Jacob DiTore ’19 has had the unique experience of playing on the men’s volleyball team, is now an assistant coach for the men’s volleyball team, and is also a staff member as the associate director for annual giving.
“[Pat] has empowered our student-athletes and their respective programs to compete at the highest level,” said DiTore. “Her leadership in our community and presence on the sidelines will be greatly missed. She has left Emerson athletics in a better place than where it was when she first entered our pride, and for that I can’t thank her enough. Once a Lion, always a Lion.”
And Lion prides continue to claw its way to higher peaks than ever before. The majority of the program’s team have qualified for NEWMAC postseason tournaments. The men’s basketball team has been to the NCAA Division III tournament twice.
This Fall semester, the women’s soccer team was ranked nationally, a first for any Emerson team. And both the women’s and men’s soccer teams advanced to the NEWMAC championship (with the women winning and advancing to the NCAA Division III tournament).
“I’m really proud of what we’ve done academically. Our women’s basketball team had the highest GPA in the entire country, including Divisions I, II, and III. That’s more than 1,000 institutions,” said Nicol. “I think we’ve built a culture of a holistic success, academically, athletically, and where we sit within the college.”
Nicol learned what makes athletics departments successful starting when she was a cross-country runner at the University of Rhode Island (she eventually was inducted into their Athletics Hall of Fame). She has worked in college athletics for 42 years, with 35 of those at the college administration level.

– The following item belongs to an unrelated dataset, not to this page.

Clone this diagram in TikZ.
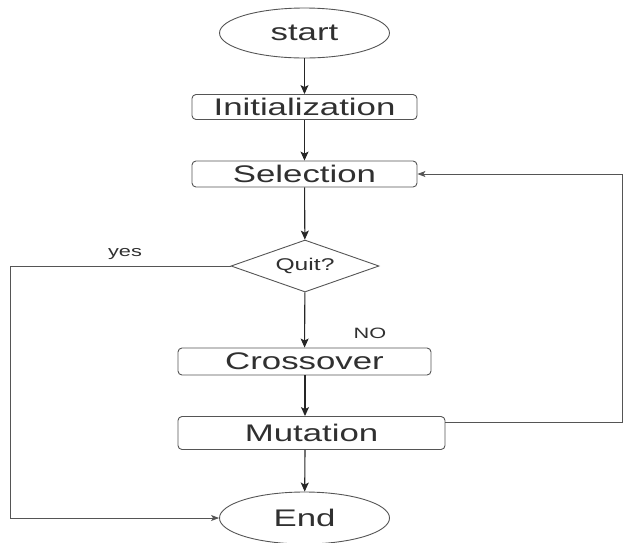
\documentclass[tikz,border=0pt]{standalone}
\usepackage{fontspec}
\setmainfont{Liberation Sans}
\usetikzlibrary{shapes.geometric,arrows.meta}
\definecolor{ink}{HTML}{262626}
\definecolor{txt}{HTML}{303030}
\definecolor{edge}{HTML}{555555}
\newcommand{\wide}[1]{\scalebox{1.45}[1]{#1}}
\begin{document}
\begin{tikzpicture}[x=1pt,y=-1pt,
  every node/.style={text=txt},
  term/.style={ellipse,draw=edge,line width=0.9pt,minimum width=170pt,minimum height=50pt,inner sep=0pt,font=\fontsize{24}{28}\selectfont},
  proc/.style={rectangle,rounded corners=4pt,draw=edge,line width=0.9pt,inner sep=0pt,font=\fontsize{24}{28}\selectfont},
  dec/.style={diamond,draw=edge,line width=0.9pt,shape aspect=2.85,minimum width=148pt,minimum height=52pt,inner sep=0pt,font=\fontsize{17}{20}\selectfont},
  lab/.style={font=\fontsize{15}{18}\selectfont,inner sep=0pt},
  flow/.style={draw=ink,line width=1.1pt,-{Stealth[length=9pt,width=8pt,inset=2pt]}},
  loop/.style={draw=edge,line width=0.8pt}
]
\useasboundingbox (0,0) rectangle (624,542);
\node[term] (start) at (304.5,33) {\wide{start}};
\node[proc,minimum width=225pt,minimum height=25pt] (init) at (304.5,107) {\wide{Initialization}};
\node[proc,minimum width=225pt,minimum height=26pt] (sel) at (304.5,174) {\wide{Selection}};
\node[dec] (quit) at (305,266) {\wide{Quit?}};
\node[proc,minimum width=253pt,minimum height=27pt] (cross) at (304.5,361.5) {\wide{Crossover}};
\node[proc,minimum width=267pt,minimum height=33pt] (mut) at (311.5,433) {\wide{Mutation}};
\node[term,minimum height=52pt] (end) at (304.5,518) {\wide{End}};
\node[lab] (yes) at (125,254) {\wide{yes}};
\node[lab] (no) at (370,333) {\wide{NO}};
\coordinate (lt) at (10,266);
\coordinate (lb) at (10,518);
\coordinate (rt) at (622,174);
\coordinate (rb) at (622,422);

\draw[flow] (start) -- (init);
\draw[flow] (init) -- (sel);
\draw[flow] (sel) -- (quit);
\draw[flow] (quit) -- (cross);
\draw[flow] (cross.south -| quit) -- (mut.north -| quit);
\draw[flow] (mut.south -| quit) -- (end);
\draw[loop,-{Stealth[length=8pt,width=6pt,inset=2pt]}] ([yshift=11pt]mut.east) -- (rb) -- (rt) -- (sel.east);
\draw[loop,-{Stealth[length=8pt,width=6pt,inset=2pt]}] (quit.west) -- (lt) -- (lb) -- (end.west);
\end{tikzpicture}
\end{document}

Nicol started as a track and field coach at Division I West Virginia University, took time off from working to raise her children, taught physical education, and then had an opportunity to get back into college athletics in 1990, as the associate director of athletics for Providence College (DII).
Nicol felt that Divisions I and II prioritized the “athlete” part of student-athlete over the academics. More often, athletic directors start in Division III, then move to II, and I, but Nicol went in the opposite direction because she believes the philosophy of Division III allows for more of a balance.
“Her expertise in giving all 243 student-athletes an all-around academic and athletic experience that is second to none stands out for everyone to see,” said Stan Nance, Senior Associate Director of Athletics for External Affairs. “Well done is better than well said.”